Residents of the Lower East Side have created a petition calling for the end of cheap pizza joints and pretty much “all pizzerias” in general. Directed at Community Board 3, which governs neighborhoods including the East Village, the LES, and Alphabet City, the petition emphasizes a need to “promote diversity in low to mid-priced food options for New York City’s Lower East Side.”
The pizza conflict is just one example of the struggle that many local businesses are starting t0 face as rent rates skyrocket and chains and large corporations move into the neighborhoods. As Gothamist reported earlier last year, these $1 pizza places first afflicted pizzerias such as Vinny Vincenz, which was forced to lower prices to stay in competition with the popups.
Still, the main question people consider when choosing between these pizzerias and smaller, local restaurants is the food’s quality vs. its quantity.
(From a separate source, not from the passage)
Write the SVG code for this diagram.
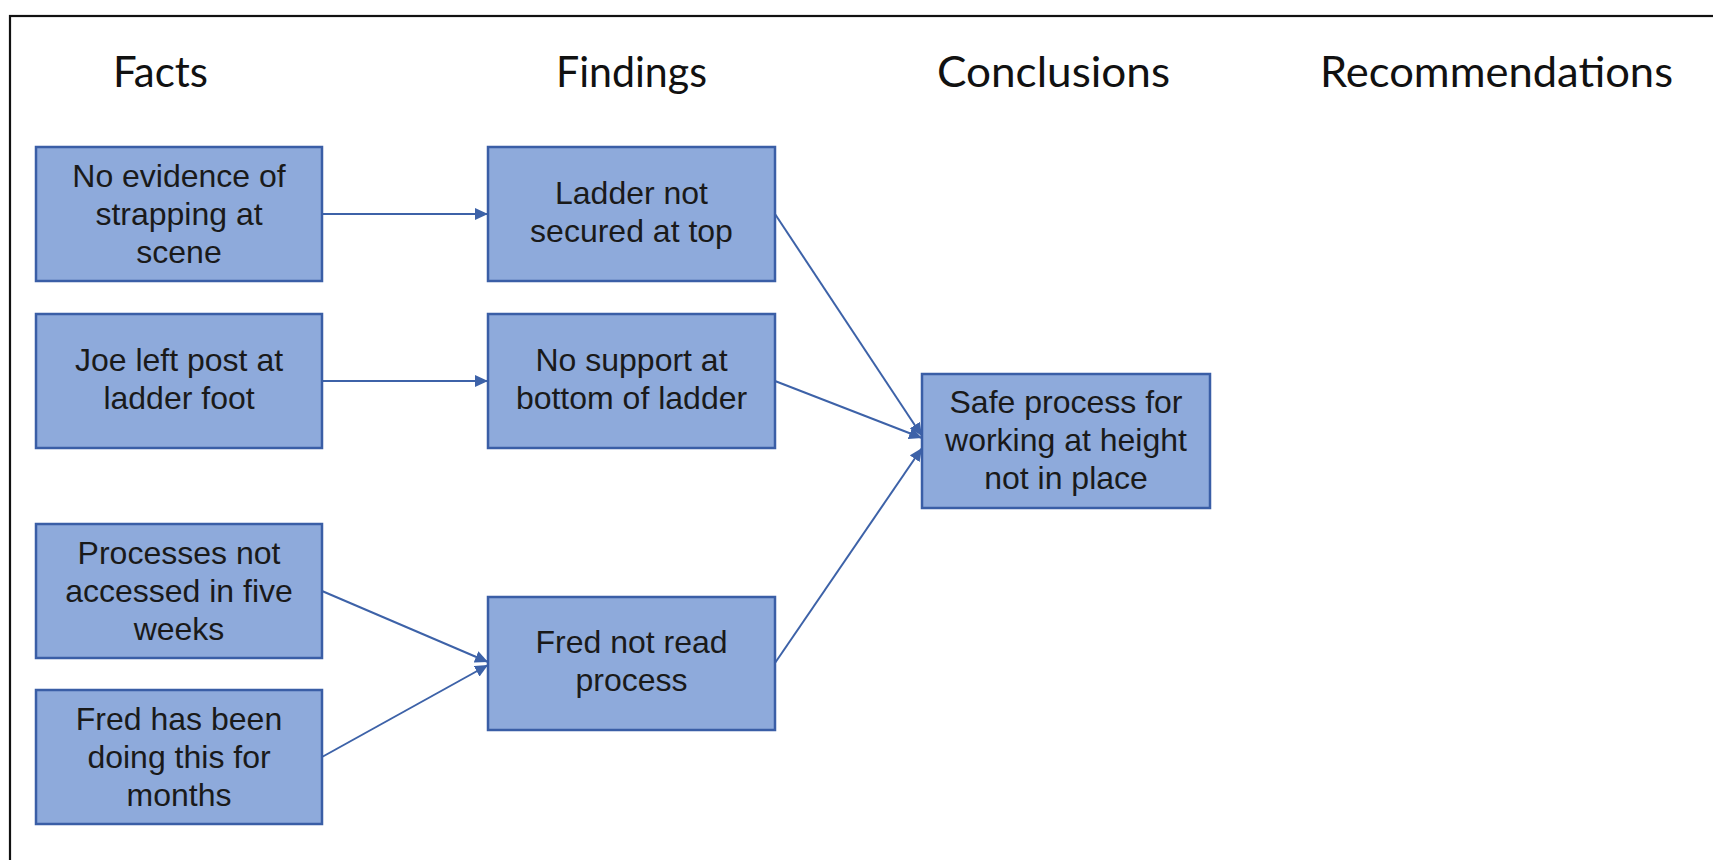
<svg xmlns="http://www.w3.org/2000/svg" width="1713" height="860" viewBox="0 0 1713 860">
<style>
.frame{fill:none;stroke:#111;stroke-width:2.2}
.hdr{font-family:Lato,"Open Sans","Liberation Sans",sans-serif;font-size:43px;fill:#111;text-anchor:middle}
.box{fill:#8eaadb;stroke:#3a5ea6;stroke-width:2.5}
.txt{font-family:"Liberation Sans",Arial,sans-serif;font-size:32px;fill:#1a1a1a;text-anchor:middle}
.con{fill:none;stroke:#3d62a8;stroke-width:2}
</style>
<defs>
<marker id="arr" markerUnits="userSpaceOnUse" markerWidth="13" markerHeight="12" refX="13" refY="6" orient="auto">
<path d="M0,0 L13,6 L0,12 z" fill="#3d62a8"/>
</marker>
</defs>
<rect width="1713" height="860" fill="#fff"/>
<rect class="frame" x="10" y="16" width="1730" height="870"/>
<g id="headers">
<text class="hdr" x="160.5" y="87" textLength="95" lengthAdjust="spacingAndGlyphs">Facts</text>
<text class="hdr" x="631.5" y="87" textLength="151" lengthAdjust="spacingAndGlyphs">Findings</text>
<text class="hdr" x="1053.5" y="87" textLength="233" lengthAdjust="spacingAndGlyphs">Conclusions</text>
<text class="hdr" x="1496.5" y="87" textLength="353" lengthAdjust="spacingAndGlyphs">Recommendations</text>
</g>
<g id="connectors">
<line class="con" x1="322" y1="214" x2="488" y2="214" marker-end="url(#arr)"/>
<line class="con" x1="322" y1="381" x2="488" y2="381" marker-end="url(#arr)"/>
<line class="con" x1="322" y1="591" x2="488" y2="662" marker-end="url(#arr)"/>
<line class="con" x1="322" y1="757" x2="488" y2="665" marker-end="url(#arr)"/>
<line class="con" x1="775" y1="214" x2="922" y2="436" marker-end="url(#arr)"/>
<line class="con" x1="775" y1="381" x2="922" y2="438" marker-end="url(#arr)"/>
<line class="con" x1="775" y1="663" x2="922" y2="448" marker-end="url(#arr)"/>
</g>
<g id="fact1">
<rect class="box" x="36" y="147" width="286" height="134"/>
<text class="txt" x="179" y="187">No evidence of</text>
<text class="txt" x="179" y="225">strapping at</text>
<text class="txt" x="179" y="263">scene</text>
</g>
<g id="fact2">
<rect class="box" x="36" y="314" width="286" height="134"/>
<text class="txt" x="179" y="371">Joe left post at</text>
<text class="txt" x="179" y="409">ladder foot</text>
</g>
<g id="fact3">
<rect class="box" x="36" y="524" width="286" height="134"/>
<text class="txt" x="179" y="564">Processes not</text>
<text class="txt" x="179" y="602">accessed in five</text>
<text class="txt" x="179" y="640">weeks</text>
</g>
<g id="fact4">
<rect class="box" x="36" y="690" width="286" height="134"/>
<text class="txt" x="179" y="730">Fred has been</text>
<text class="txt" x="179" y="768">doing this for</text>
<text class="txt" x="179" y="806">months</text>
</g>
<g id="finding1">
<rect class="box" x="488" y="147" width="287" height="134"/>
<text class="txt" x="631.5" y="204">Ladder not</text>
<text class="txt" x="631.5" y="242">secured at top</text>
</g>
<g id="finding2">
<rect class="box" x="488" y="314" width="287" height="134"/>
<text class="txt" x="631.5" y="371">No support at</text>
<text class="txt" x="631.5" y="409">bottom of ladder</text>
</g>
<g id="finding3">
<rect class="box" x="488" y="597" width="287" height="133"/>
<text class="txt" x="631.5" y="653">Fred not read</text>
<text class="txt" x="631.5" y="691">process</text>
</g>
<g id="conclusion1">
<rect class="box" x="922" y="374" width="288" height="134"/>
<text class="txt" x="1066" y="413">Safe process for</text>
<text class="txt" x="1066" y="451">working at height</text>
<text class="txt" x="1066" y="489">not in place</text>
</g>
</svg>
When it’s late Saturday night, you’d probably go for the closest, cheapest food option, not really taking into account that the quaint tapas place next door might go out of business. Nevertheless, the LES petition is trying to decide for you, taking in mind the effect these cheap spots have on neighborhoods.
“It becomes a problem because a place like 2 Bros is convenient and cheap, but I know it’s sacrificing quality and is just bad for some of the small restaurants around,” LSP sophomore Nicole Khudoyan said. “I’d still probably go for the pizza, though.” The allure of one-dollar pizza places is evident. They’re like the Starbucks of pizzerias: efficient, found everywhere, and somewhat destructive to local businesses, but undoubtedly enticing to college students.
As for ideal alternatives to pizza places — both dollar-slice ones and regular pizzerias — EV Grieve asked the spokesperson for the petition, a longtime LES resident, what the petition’s supporters hope will transpire from their efforts. “Anything besides a chain or $1 pizza,” the unnamed petitioner said. “More small joints like Mimi & Coco’s Japanese spot. It’s just so hard for small places to cover the rent and expenses and still scrape a living wage together.”
However, while the petition has good intentions, most college students probably aren’t thinking about the consequences their pepperoni slice has on the niche restaurants in their neighborhoods when they want a quick, cheap bite. After all, most people I asked said they’d still go for the pizza, not so much because they hate their neighborhoods or different food options, but because it just happens to be easier. The petition is currently underway with 29 out of 100 required signatures to take a stand against pizza.